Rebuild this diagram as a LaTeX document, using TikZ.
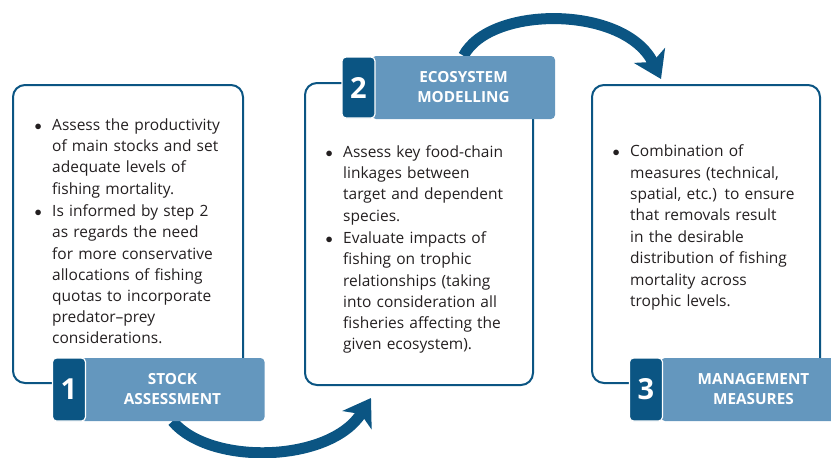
\documentclass[tikz,border=0pt]{standalone}
\usepackage{fontspec}
\setmainfont{Open Sans}
\usepackage{enumitem}
\usetikzlibrary{arrows.meta,backgrounds}
\definecolor{deepblue}{HTML}{0B5583}
\definecolor{paleblue}{HTML}{6497BE}
\definecolor{inktext}{HTML}{231F20}
\setlist[itemize]{label=$\bullet$, leftmargin=15pt, labelsep=10.5pt,
  topsep=0pt, partopsep=0pt, parsep=0pt, itemsep=1.5pt}
\tikzset{
  panel/.style   ={draw=deepblue, rounded corners=12pt, line width=2pt,
                   inner sep=0pt},
  numbox/.style  ={draw=white, fill=deepblue, rounded corners=4pt,
                   line width=1.2pt, text=white, inner sep=0pt,
                   minimum width=33pt, minimum height=63pt,
                   font=\fontsize{29}{30}\selectfont\bfseries},
  titlebox/.style={fill=paleblue, rounded corners=4pt, text=white,
                   inner sep=0pt, align=center, minimum height=63pt,
                   font=\fontsize{15.3}{20}\selectfont\bfseries},
  itemtxt/.style ={anchor=north west, inner sep=0pt, align=left,
                   text=inktext, font=\fontsize{15.5}{21.2}\selectfont},
  flow/.style    ={draw=deepblue, line width=11pt,
                   -{Stealth[length=26pt, width=34pt, inset=7pt]}},
}
\begin{document}
\begin{tikzpicture}[x=1pt, y=-1pt]
  \useasboundingbox (0,0) rectangle (831,458);
  % the three panels
  \node[panel, minimum width=230pt, minimum height=298pt] (stock) at (128,234) {};
  \node[panel, minimum width=228pt, minimum height=302pt] (eco) at (419,234) {};
  \node[panel, minimum width=228pt, minimum height=298pt] (mgmt) at (706,234) {};
  % labels
  \node[titlebox, minimum width=184pt] (stocktitle) at (172.5,389.5) {STOCK\\ASSESSMENT};
  \node[numbox] (stocknum) at (69,389.5) {1};
  \node[titlebox, minimum width=183pt] (ecotitle) at (463.5,87.5) {ECOSYSTEM\\MODELLING};
  \node[numbox, minimum height=61pt] (econum) at (358.5,87.5) {2};
  \node[titlebox, minimum width=185pt] (mgmttitle) at (753.5,389.5) {MANAGEMENT\\MEASURES};
  \node[numbox] (mgmtnum) at (646,389.5) {3};
  % bullet texts
  \node[itemtxt, text width=200pt] (stocktxt) at (37,109) {%
    \begin{itemize}
    \item Assess the productivity\\of main stocks and set\\adequate levels of\\fishing mortality.
    \item Is informed by step 2\\as regards the need\\for more conservative\\allocations of fishing\\quotas to incorporate\\predator--prey\\considerations.
    \end{itemize}};
  \node[itemtxt, text width=200pt] (ecotxt) at (328,136) {%
    \begin{itemize}
    \item Assess key food-chain\\linkages between\\target and dependent\\species.
    \item Evaluate impacts of\\fishing on trophic\\relationships (taking\\into consideration all\\fisheries affecting the\\given ecosystem).
    \end{itemize}};
  \node[itemtxt, text width=200pt] (mgmttxt) at (615,135) {%
    \begin{itemize}[itemsep=0pt]
    \item \baselineskip=21.4pt Combination of\\measures (technical,\\spatial, etc.) to ensure\\that removals result\\in the desirable\\distribution of fishing\\mortality across\\trophic levels.\par
    \end{itemize}};
  % cycle arrows
  \coordinate (tipA) at (371,398);
  \coordinate (tipB) at (661,79);
  \begin{scope}[on background layer]
    \draw[flow] (stocktitle.south) .. controls (210,466) and (330,463) .. (tipA);
    \draw[flow] (ecotitle.north) .. controls (490,5) and (625,5) .. (tipB);
  \end{scope}
\end{tikzpicture}
\end{document}
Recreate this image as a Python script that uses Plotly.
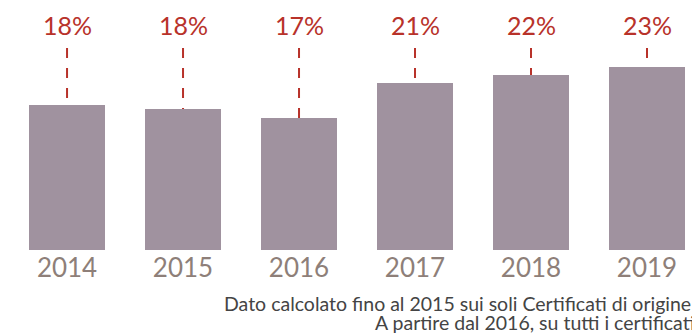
^^^^^^^^^^^^^^^^
* [AIM]
Copy every record above exactly, leaving out any pictures.

* [EXERCISE RESPONSE]
Rebuild this diagram as a LaTeX document, using TikZ.
\documentclass[tikz,border=0pt]{standalone}
\usepackage{fontspec}
\setmainfont{Open Sans}
\usepackage{enumitem}
\usetikzlibrary{arrows.meta,backgrounds}
\definecolor{deepblue}{HTML}{0B5583}
\definecolor{paleblue}{HTML}{6497BE}
\definecolor{inktext}{HTML}{231F20}
\setlist[itemize]{label=$\bullet$, leftmargin=15pt, labelsep=10.5pt,
  topsep=0pt, partopsep=0pt, parsep=0pt, itemsep=1.5pt}
\tikzset{
  panel/.style   ={draw=deepblue, rounded corners=12pt, line width=2pt,
                   inner sep=0pt},
  numbox/.style  ={draw=white, fill=deepblue, rounded corners=4pt,
                   line width=1.2pt, text=white, inner sep=0pt,
                   minimum width=33pt, minimum height=63pt,
                   font=\fontsize{29}{30}\selectfont\bfseries},
  titlebox/.style={fill=paleblue, rounded corners=4pt, text=white,
                   inner sep=0pt, align=center, minimum height=63pt,
                   font=\fontsize{15.3}{20}\selectfont\bfseries},
  itemtxt/.style ={anchor=north west, inner sep=0pt, align=left,
                   text=inktext, font=\fontsize{15.5}{21.2}\selectfont},
  flow/.style    ={draw=deepblue, line width=11pt,
                   -{Stealth[length=26pt, width=34pt, inset=7pt]}},
}
\begin{document}
\begin{tikzpicture}[x=1pt, y=-1pt]
  \useasboundingbox (0,0) rectangle (831,458);
  % the three panels
  \node[panel, minimum width=230pt, minimum height=298pt] (stock) at (128,234) {};
  \node[panel, minimum width=228pt, minimum height=302pt] (eco) at (419,234) {};
  \node[panel, minimum width=228pt, minimum height=298pt] (mgmt) at (706,234) {};
  % labels
  \node[titlebox, minimum width=184pt] (stocktitle) at (172.5,389.5) {STOCK\\ASSESSMENT};
  \node[numbox] (stocknum) at (69,389.5) {1};
  \node[titlebox, minimum width=183pt] (ecotitle) at (463.5,87.5) {ECOSYSTEM\\MODELLING};
  \node[numbox, minimum height=61pt] (econum) at (358.5,87.5) {2};
  \node[titlebox, minimum width=185pt] (mgmttitle) at (753.5,389.5) {MANAGEMENT\\MEASURES};
  \node[numbox] (mgmtnum) at (646,389.5) {3};
  % bullet texts
  \node[itemtxt, text width=200pt] (stocktxt) at (37,109) {%
    \begin{itemize}
    \item Assess the productivity\\of main stocks and set\\adequate levels of\\fishing mortality.
    \item Is informed by step 2\\as regards the need\\for more conservative\\allocations of fishing\\quotas to incorporate\\predator--prey\\considerations.
    \end{itemize}};
  \node[itemtxt, text width=200pt] (ecotxt) at (328,136) {%
    \begin{itemize}
    \item Assess key food-chain\\linkages between\\target and dependent\\species.
    \item Evaluate impacts of\\fishing on trophic\\relationships (taking\\into consideration all\\fisheries affecting the\\given ecosystem).
    \end{itemize}};
  \node[itemtxt, text width=200pt] (mgmttxt) at (615,135) {%
    \begin{itemize}[itemsep=0pt]
    \item \baselineskip=21.4pt Combination of\\measures (technical,\\spatial, etc.) to ensure\\that removals result\\in the desirable\\distribution of fishing\\mortality across\\trophic levels.\par
    \end{itemize}};
  % cycle arrows
  \coordinate (tipA) at (371,398);
  \coordinate (tipB) at (661,79);
  \begin{scope}[on background layer]
    \draw[flow] (stocktitle.south) .. controls (210,466) and (330,463) .. (tipA);
    \draw[flow] (ecotitle.north) .. controls (490,5) and (625,5) .. (tipB);
  \end{scope}
\end{tikzpicture}
\end{document}
Recreate this image as a Python script that uses Plotly.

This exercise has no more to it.